**PROBLEM STATEMENT:**
Give back exactly the lines running from the line that holds "Emit a Python" through the line that holds "saturation=1, linewidth=0, ax=ax)", ends included, and no other lines.

(A run of records)

-------

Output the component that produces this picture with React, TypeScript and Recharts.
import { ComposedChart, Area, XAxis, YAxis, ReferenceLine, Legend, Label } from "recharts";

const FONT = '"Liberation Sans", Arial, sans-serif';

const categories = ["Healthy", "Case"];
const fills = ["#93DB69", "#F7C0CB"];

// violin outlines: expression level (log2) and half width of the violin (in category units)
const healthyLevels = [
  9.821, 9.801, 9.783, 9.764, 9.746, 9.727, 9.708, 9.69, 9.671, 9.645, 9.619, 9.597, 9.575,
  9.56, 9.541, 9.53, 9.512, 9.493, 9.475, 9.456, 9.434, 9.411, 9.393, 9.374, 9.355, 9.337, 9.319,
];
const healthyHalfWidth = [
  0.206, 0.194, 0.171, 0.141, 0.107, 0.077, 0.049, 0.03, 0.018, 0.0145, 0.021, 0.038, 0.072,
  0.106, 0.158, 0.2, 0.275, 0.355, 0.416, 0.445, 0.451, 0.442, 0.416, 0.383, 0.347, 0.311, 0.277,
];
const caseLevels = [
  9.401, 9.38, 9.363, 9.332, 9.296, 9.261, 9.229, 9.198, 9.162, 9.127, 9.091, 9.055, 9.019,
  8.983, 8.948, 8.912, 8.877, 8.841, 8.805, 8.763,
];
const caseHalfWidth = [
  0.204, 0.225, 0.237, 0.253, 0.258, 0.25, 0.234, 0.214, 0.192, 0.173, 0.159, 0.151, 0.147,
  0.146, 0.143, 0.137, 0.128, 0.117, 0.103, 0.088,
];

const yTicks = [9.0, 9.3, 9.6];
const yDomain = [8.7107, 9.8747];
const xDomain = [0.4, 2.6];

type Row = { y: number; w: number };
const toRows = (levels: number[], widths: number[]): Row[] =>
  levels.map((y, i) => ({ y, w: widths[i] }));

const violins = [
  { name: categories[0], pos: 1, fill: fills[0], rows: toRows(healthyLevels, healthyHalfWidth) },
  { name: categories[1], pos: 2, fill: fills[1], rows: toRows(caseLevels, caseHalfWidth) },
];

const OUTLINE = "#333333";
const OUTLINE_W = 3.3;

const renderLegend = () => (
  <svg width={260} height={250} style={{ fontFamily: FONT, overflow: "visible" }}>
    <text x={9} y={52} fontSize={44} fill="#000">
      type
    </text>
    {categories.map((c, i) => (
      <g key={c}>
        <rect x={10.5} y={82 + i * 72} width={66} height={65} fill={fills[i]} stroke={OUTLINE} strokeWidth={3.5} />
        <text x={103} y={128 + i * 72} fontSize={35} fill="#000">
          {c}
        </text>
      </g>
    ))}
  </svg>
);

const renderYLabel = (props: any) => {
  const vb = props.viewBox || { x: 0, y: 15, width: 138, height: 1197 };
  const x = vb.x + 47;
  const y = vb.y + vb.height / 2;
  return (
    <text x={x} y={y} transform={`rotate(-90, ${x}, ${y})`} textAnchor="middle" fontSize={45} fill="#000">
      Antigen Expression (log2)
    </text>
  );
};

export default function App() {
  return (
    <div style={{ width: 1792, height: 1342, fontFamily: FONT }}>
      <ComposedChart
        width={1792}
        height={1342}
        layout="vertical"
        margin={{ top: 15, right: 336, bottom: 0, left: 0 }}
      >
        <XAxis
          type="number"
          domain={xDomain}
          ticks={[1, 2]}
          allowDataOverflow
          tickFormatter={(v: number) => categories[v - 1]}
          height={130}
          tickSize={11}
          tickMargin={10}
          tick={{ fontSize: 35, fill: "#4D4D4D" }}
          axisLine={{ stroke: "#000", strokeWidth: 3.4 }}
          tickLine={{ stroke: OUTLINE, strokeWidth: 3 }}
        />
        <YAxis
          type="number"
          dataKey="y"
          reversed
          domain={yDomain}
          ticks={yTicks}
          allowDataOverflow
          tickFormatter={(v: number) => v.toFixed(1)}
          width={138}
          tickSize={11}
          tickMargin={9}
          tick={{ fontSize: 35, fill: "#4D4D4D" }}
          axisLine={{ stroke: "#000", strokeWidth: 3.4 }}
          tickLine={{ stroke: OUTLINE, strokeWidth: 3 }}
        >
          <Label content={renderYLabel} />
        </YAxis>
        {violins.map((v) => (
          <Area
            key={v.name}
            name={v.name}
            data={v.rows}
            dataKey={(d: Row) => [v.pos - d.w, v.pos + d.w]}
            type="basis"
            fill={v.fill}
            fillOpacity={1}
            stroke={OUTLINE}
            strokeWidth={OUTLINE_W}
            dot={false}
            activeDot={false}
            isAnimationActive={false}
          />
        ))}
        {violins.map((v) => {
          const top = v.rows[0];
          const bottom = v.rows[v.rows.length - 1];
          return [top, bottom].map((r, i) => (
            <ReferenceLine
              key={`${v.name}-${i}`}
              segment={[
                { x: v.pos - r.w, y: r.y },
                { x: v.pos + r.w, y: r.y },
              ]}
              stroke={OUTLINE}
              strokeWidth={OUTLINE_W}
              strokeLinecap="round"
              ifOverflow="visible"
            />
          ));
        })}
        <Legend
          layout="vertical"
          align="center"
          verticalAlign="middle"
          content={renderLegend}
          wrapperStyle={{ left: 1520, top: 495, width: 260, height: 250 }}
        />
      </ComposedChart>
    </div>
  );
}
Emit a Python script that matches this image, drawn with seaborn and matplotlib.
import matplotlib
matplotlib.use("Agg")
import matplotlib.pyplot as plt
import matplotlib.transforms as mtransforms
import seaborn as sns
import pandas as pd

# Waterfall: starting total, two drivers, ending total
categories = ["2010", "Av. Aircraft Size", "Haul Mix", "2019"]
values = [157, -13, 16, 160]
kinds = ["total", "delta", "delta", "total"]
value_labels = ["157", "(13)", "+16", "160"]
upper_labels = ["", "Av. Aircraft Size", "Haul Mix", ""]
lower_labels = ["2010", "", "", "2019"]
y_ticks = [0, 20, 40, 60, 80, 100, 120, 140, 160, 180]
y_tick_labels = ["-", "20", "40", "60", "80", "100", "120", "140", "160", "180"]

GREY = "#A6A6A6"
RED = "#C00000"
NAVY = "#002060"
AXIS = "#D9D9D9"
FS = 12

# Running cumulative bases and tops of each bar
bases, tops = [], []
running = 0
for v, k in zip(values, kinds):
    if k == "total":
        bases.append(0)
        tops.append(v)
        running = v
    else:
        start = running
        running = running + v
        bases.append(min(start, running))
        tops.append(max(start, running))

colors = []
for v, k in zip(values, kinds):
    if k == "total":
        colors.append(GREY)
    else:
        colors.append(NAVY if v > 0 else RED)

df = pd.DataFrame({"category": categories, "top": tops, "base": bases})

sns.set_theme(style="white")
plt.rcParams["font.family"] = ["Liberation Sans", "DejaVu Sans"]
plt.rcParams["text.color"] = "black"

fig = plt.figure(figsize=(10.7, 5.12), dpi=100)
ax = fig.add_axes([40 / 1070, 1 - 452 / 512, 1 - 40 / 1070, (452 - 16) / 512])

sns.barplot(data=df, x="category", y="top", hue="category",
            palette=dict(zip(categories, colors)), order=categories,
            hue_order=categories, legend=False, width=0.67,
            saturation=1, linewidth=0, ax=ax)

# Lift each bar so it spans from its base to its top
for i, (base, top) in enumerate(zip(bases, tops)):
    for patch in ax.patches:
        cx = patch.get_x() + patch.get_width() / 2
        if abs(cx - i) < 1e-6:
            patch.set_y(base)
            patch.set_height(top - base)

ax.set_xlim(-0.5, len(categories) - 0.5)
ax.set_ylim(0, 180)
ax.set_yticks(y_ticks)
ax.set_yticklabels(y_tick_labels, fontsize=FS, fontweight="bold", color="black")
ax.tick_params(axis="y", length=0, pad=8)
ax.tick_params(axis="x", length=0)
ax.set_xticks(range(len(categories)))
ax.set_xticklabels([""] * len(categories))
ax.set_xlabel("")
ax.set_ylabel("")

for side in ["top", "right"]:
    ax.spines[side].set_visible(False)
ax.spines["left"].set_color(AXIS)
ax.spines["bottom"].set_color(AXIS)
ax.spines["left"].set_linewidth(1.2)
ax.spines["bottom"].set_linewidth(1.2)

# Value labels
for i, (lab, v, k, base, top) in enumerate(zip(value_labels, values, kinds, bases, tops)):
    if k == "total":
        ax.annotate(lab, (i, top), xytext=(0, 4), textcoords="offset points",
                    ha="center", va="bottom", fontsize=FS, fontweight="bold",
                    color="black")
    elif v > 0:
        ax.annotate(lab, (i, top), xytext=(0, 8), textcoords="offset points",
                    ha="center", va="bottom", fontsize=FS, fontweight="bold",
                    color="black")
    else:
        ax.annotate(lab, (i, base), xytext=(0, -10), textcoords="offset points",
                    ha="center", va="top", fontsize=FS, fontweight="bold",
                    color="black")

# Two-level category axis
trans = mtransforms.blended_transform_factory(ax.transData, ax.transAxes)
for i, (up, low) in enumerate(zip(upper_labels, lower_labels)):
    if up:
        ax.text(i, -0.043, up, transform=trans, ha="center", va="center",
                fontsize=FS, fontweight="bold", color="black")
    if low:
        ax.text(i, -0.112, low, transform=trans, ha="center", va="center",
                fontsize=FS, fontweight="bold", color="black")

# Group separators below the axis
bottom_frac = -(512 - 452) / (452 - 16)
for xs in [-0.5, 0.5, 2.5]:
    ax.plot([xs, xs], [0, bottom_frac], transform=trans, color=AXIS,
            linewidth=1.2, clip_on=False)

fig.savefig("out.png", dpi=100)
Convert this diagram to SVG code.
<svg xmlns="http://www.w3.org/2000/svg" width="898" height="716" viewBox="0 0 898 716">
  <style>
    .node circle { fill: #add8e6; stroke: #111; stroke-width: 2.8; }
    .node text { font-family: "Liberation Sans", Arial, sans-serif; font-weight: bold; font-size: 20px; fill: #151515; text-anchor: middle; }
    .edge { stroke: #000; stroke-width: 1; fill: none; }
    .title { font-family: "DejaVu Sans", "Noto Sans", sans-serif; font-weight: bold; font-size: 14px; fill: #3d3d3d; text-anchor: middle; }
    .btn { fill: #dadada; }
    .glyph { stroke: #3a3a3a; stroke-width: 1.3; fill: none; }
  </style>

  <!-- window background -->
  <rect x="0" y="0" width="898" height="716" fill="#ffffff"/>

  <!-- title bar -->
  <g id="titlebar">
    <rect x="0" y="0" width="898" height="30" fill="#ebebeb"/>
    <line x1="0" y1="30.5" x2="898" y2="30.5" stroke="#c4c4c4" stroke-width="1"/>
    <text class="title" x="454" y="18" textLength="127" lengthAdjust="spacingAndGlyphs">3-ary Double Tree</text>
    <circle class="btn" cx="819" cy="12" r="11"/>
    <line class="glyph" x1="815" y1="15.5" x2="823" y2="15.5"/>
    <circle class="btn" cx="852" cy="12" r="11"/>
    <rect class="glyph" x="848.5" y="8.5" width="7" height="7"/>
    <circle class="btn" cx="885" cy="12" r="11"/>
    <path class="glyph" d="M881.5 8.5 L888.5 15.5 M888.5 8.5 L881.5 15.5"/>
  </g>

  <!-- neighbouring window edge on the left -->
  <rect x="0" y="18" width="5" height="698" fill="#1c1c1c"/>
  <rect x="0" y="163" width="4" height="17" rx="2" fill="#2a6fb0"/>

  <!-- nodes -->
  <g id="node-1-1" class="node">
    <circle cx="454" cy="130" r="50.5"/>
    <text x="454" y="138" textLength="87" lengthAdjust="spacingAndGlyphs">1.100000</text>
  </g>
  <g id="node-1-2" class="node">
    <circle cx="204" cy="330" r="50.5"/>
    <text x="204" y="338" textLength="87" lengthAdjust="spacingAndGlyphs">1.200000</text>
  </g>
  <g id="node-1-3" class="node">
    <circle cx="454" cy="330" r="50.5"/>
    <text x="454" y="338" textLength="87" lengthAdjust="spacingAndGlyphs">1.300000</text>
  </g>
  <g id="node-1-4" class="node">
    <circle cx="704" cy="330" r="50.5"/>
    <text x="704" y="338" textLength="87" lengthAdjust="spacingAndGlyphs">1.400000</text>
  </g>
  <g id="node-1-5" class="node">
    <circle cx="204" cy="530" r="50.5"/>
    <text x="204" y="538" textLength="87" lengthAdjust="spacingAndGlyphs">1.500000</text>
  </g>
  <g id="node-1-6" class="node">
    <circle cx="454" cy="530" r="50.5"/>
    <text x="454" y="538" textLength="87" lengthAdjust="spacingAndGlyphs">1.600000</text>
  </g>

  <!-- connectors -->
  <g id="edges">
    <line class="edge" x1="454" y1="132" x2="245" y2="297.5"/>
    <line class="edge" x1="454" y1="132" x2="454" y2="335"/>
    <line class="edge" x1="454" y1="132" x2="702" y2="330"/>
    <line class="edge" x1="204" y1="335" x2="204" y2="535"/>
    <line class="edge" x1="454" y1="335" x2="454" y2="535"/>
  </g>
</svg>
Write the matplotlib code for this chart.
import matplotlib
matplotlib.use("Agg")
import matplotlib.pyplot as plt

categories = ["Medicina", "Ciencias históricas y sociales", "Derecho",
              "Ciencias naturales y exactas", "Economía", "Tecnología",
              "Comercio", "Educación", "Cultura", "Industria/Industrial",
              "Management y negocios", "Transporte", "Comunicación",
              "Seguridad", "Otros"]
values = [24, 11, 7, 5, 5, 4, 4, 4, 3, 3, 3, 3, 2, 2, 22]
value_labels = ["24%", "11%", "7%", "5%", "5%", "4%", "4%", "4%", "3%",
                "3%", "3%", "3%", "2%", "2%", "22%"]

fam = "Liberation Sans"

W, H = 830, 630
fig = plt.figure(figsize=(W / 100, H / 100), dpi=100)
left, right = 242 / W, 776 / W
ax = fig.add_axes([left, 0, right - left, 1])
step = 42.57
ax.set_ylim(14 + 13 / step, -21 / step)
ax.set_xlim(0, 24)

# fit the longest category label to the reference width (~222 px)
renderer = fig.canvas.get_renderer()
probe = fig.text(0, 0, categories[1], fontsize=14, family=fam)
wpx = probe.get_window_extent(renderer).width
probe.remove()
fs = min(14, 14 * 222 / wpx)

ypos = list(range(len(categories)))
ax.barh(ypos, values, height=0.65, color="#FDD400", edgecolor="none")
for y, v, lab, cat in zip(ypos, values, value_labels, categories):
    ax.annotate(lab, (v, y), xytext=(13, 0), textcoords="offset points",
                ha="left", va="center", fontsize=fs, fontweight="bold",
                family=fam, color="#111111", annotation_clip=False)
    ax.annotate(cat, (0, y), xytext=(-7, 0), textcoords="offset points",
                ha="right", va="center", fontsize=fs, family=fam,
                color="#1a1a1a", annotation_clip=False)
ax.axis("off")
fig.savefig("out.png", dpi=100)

-------

**THE COMPLETED TASK:**
Emit a Python script that matches this image, drawn with seaborn and matplotlib.
import matplotlib
matplotlib.use("Agg")
import matplotlib.pyplot as plt
import matplotlib.transforms as mtransforms
import seaborn as sns
import pandas as pd

# Waterfall: starting total, two drivers, ending total
categories = ["2010", "Av. Aircraft Size", "Haul Mix", "2019"]
values = [157, -13, 16, 160]
kinds = ["total", "delta", "delta", "total"]
value_labels = ["157", "(13)", "+16", "160"]
upper_labels = ["", "Av. Aircraft Size", "Haul Mix", ""]
lower_labels = ["2010", "", "", "2019"]
y_ticks = [0, 20, 40, 60, 80, 100, 120, 140, 160, 180]
y_tick_labels = ["-", "20", "40", "60", "80", "100", "120", "140", "160", "180"]

GREY = "#A6A6A6"
RED = "#C00000"
NAVY = "#002060"
AXIS = "#D9D9D9"
FS = 12

# Running cumulative bases and tops of each bar
bases, tops = [], []
running = 0
for v, k in zip(values, kinds):
    if k == "total":
        bases.append(0)
        tops.append(v)
        running = v
    else:
        start = running
        running = running + v
        bases.append(min(start, running))
        tops.append(max(start, running))

colors = []
for v, k in zip(values, kinds):
    if k == "total":
        colors.append(GREY)
    else:
        colors.append(NAVY if v > 0 else RED)

df = pd.DataFrame({"category": categories, "top": tops, "base": bases})

sns.set_theme(style="white")
plt.rcParams["font.family"] = ["Liberation Sans", "DejaVu Sans"]
plt.rcParams["text.color"] = "black"

fig = plt.figure(figsize=(10.7, 5.12), dpi=100)
ax = fig.add_axes([40 / 1070, 1 - 452 / 512, 1 - 40 / 1070, (452 - 16) / 512])

sns.barplot(data=df, x="category", y="top", hue="category",
            palette=dict(zip(categories, colors)), order=categories,
            hue_order=categories, legend=False, width=0.67,
            saturation=1, linewidth=0, ax=ax)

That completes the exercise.